Renforcer durablement la sécurité nationale passe par des analyses de risques considérablement approfondies des chaînes d'approvisionnement mondiales et de leur vulnérabilité face aux défis climatiques et géopolitiques combinés.

Il convient également de mettre en place des plans de préparation robustes pour anticiper efficacement les cas où les combustibles fossiles, les minéraux critiques ou d'autres intrants essentiels deviennent temporairement indisponibles ou extrêmement limités.
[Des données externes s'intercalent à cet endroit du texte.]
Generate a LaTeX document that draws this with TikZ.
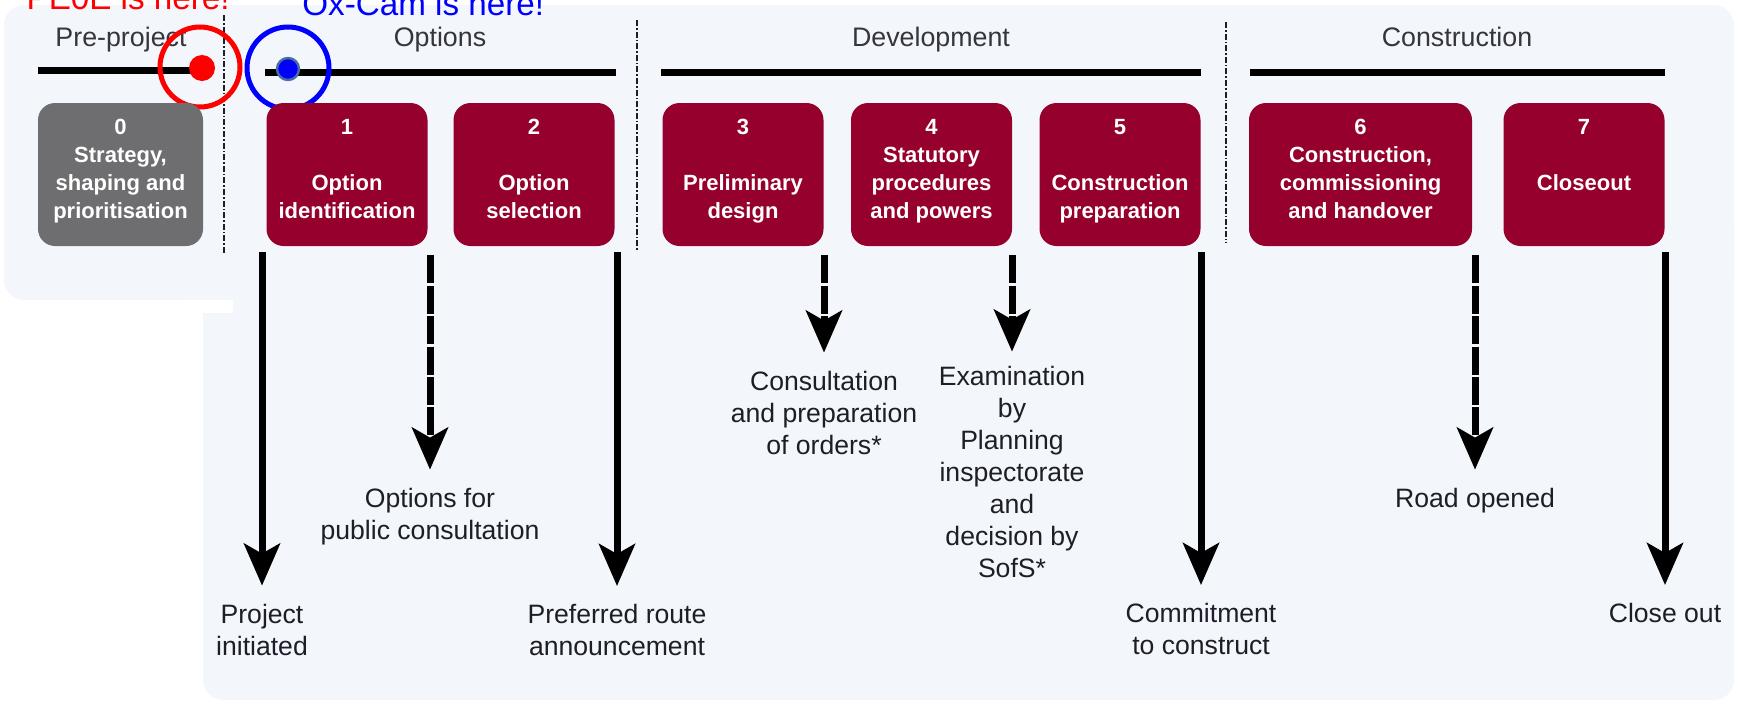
\documentclass[tikz,border=0pt]{standalone}
\usepackage{fontspec}
\setmainfont{Liberation Sans}
\usetikzlibrary{arrows.meta,positioning}
\definecolor{maroon}{RGB}{150,0,45}
\definecolor{stagegray}{RGB}{110,110,112}
\definecolor{panelblue}{RGB}{243,247,252}
\definecolor{inktext}{RGB}{30,30,40}
\definecolor{dotedge}{RGB}{70,110,160}
\newcommand{\lastrow}{\rule[-8.3pt]{0pt}{8.3pt}}

\begin{document}
\begin{tikzpicture}[x=0.5pt, y=-0.5pt,
  stage/.style={rounded corners=8.5pt, fill=maroon, text=white, align=center, minimum width=80.5pt, minimum height=71.5pt, inner xsep=1pt, font=\fontsize{11}{14}\selectfont\bfseries},
  phase/.style={font=\fontsize{13.4}{16}\selectfont, text=inktext!90, anchor=base},
  outcome/.style={font=\fontsize{13.3}{16}\selectfont, text=inktext, align=center, inner sep=0pt, anchor=north},
  bar/.style={line width=3.5pt},
  sep/.style={line width=0.75pt, inktext, dash pattern=on 3pt off 1pt on 0.8pt off 1pt},
  gate/.style={line width=3.5pt, -{Stealth[length=21pt, width=18pt, inset=5pt]}, shorten >=9pt},
  soft/.style={gate, dash pattern=on 14pt off 1.2pt}]
\useasboundingbox (0,0) rectangle (1738,702);
\clip (0,0) rectangle (1738,702);

% background panels
\fill[panelblue, rounded corners=10pt] (4,5) rectangle (1734,300);
\fill[panelblue, rounded corners=10pt] (203,200) rectangle (1734,700);
\fill[white] (180,300) rectangle (233,313);

% you are here
\node[anchor=base east, text=red, font=\fontsize{16.6}{20}\selectfont, inner sep=0pt] (pehere) at (230,9) {PE0E is here!};
\node[anchor=base west, text=blue, font=\fontsize{16.6}{20}\selectfont, inner sep=0pt] (oxhere) at (302,15) {Ox-Cam is here!};

% phases
\node[phase] (tpre) at (121,46) {Pre-project};
\node[phase] (topt) at (440,46) {Options};
\node[phase] (tdev) at (931,46) {Development};
\node[phase] (tcon) at (1457,46) {Construction};
\draw[bar] (38,70) -- (203,70);
\draw[bar] (265,72) -- (616,72);
\draw[bar] (661,72) -- (1201,72);
\draw[bar] (1250,72) -- (1665,72);
\draw[sep] (224,15) -- (224,253);
\draw[sep] (637,20) -- (637,250);
\draw[sep] (1226,22) -- (1226,243);

% markers
\fill[red] (202,68) circle[radius=13];
\draw[red, line width=2.5pt] (200,67) circle[radius=40];
\draw[blue, line width=2.5pt] (288,68) circle[radius=41];
\filldraw[fill=blue, draw=dotedge, line width=1.2pt] (288,69) circle[radius=11];

% stages
\node[stage, fill=stagegray, minimum width=82.5pt] (s0) at (120.5,174.5) {\strut 0\\\strut Strategy,\\\strut shaping and\\\lastrow prioritisation};
\node[stage] (s1) at (347,174.5) {\strut 1\\\strut\\\strut Option\\\lastrow identification};
\node[stage] (s2) at (534,174.5) {\strut 2\\\strut\\\strut Option\\\lastrow selection};
\node[stage] (s3) at (743,174.5) {\strut 3\\\strut\\\strut Preliminary\\\lastrow design};
\node[stage] (s4) at (931.5,174.5) {\strut 4\\\strut Statutory\\\strut procedures\\\lastrow and powers};
\node[stage] (s5) at (1120,174.5) {\strut 5\\\strut\\\strut Construction\\\lastrow preparation};
\node[stage, minimum width=111.5pt] (s6) at (1360.5,174.5) {\strut 6\\\strut Construction,\\\strut commissioning\\\lastrow and handover};
\node[stage] (s7) at (1584,174.5) {\strut 7\\\strut\\\strut Closeout\\\lastrow};

% outcomes
\node[outcome] (pinit) at (262,603.6) {Project\\initiated};
\node[outcome] (optpc) at (430,487.6) {Options for\\public consultation};
\node[outcome] (pref) at (617,604) {Preferred route\\announcement};
\node[outcome] (consult) at (824,370.6) {Consultation\\and preparation\\of orders*};
\node[outcome] (exam) at (1012,365.6) {Examination\\by\\Planning\\inspectorate\\and\\decision by\\SofS*};
\node[outcome] (commit) at (1201,603) {Commitment\\to construct};
\node[outcome] (road) at (1475,487.6) {Road opened};
\node[outcome] (close) at (1665,603) {Close out};

\draw[gate] (pinit.north |- s1.south) ++(0,6) -- (pinit.north);
\draw[soft] (optpc.north |- s1.south) ++(0,9) -- (optpc.north);
\draw[gate] (pref.north |- s2.south) ++(0,6) -- (pref.north);
\draw[soft] (consult.north |- s3.south) ++(0,9) -- (consult.north);
\draw[soft, shorten >=7pt] (exam.north |- s4.south) ++(0,9) -- (exam.north);
\draw[gate] (commit.north |- s5.south) ++(0,6) -- (commit.north);
\draw[soft] (road.north |- s6.south) ++(0,9) -- (road.north);
\draw[gate] (close.north |- s7.south) ++(0,6) -- (close.north);
\end{tikzpicture}
\end{document}
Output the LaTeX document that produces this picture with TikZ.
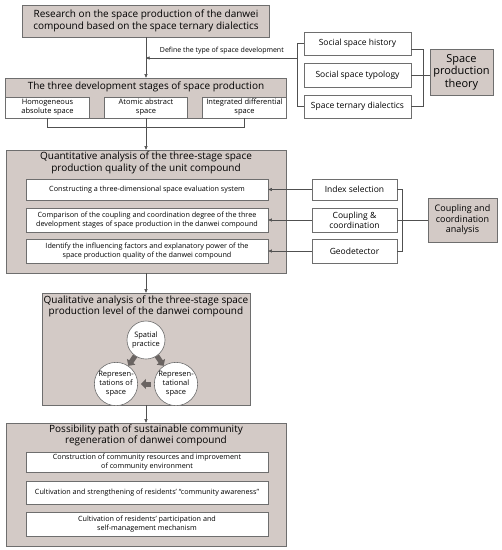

Une nouvelle approche de la transition et de la sécurité

Le secteur de la défense accélère désormais sa transition énergétique afin de réduire progressivement sa dépendance structurelle aux énergies fossiles. La mise en place de communautés énergétiques locales sur les bases militaires s'inscrit dans une stratégie plus large qui contribue directement à renforcer la sécurité énergétique nationale.

Pour faire face efficacement à ces nouvelles menaces complexes et interconnectées, il devient indispensable de renforcer considérablement la coopération entre le secteur de la défense et les acteurs civils. Cette collaboration stratégique peut garantir l'accès aux ressources et technologies critiques en période de crise, et réduire significativement la vulnérabilité des chaînes d'approvisionnement nationales.

Il faut donc repenser fondamentalement notre conception de la sécurité nationale. La transition énergétique accélérée, l'évolution rapide des chaînes de valeur mondiales et le changement climatique exigent des analyses de risque bien plus approfondies et sophistiquées qu'auparavant.

En cette période d'incertitude généralisée et de bouleversements géopolitiques rapides, le secteur de la défense demeure un garant absolument essentiel de notre sécurité collective. Mais ce n'est qu'en évoluant au même rythme que le monde qui nous entoure que nous pourrons effectivement préserver notre sécurité nationale et notre précieuse liberté d'action dans un environnement international de plus en plus instable et imprévisible.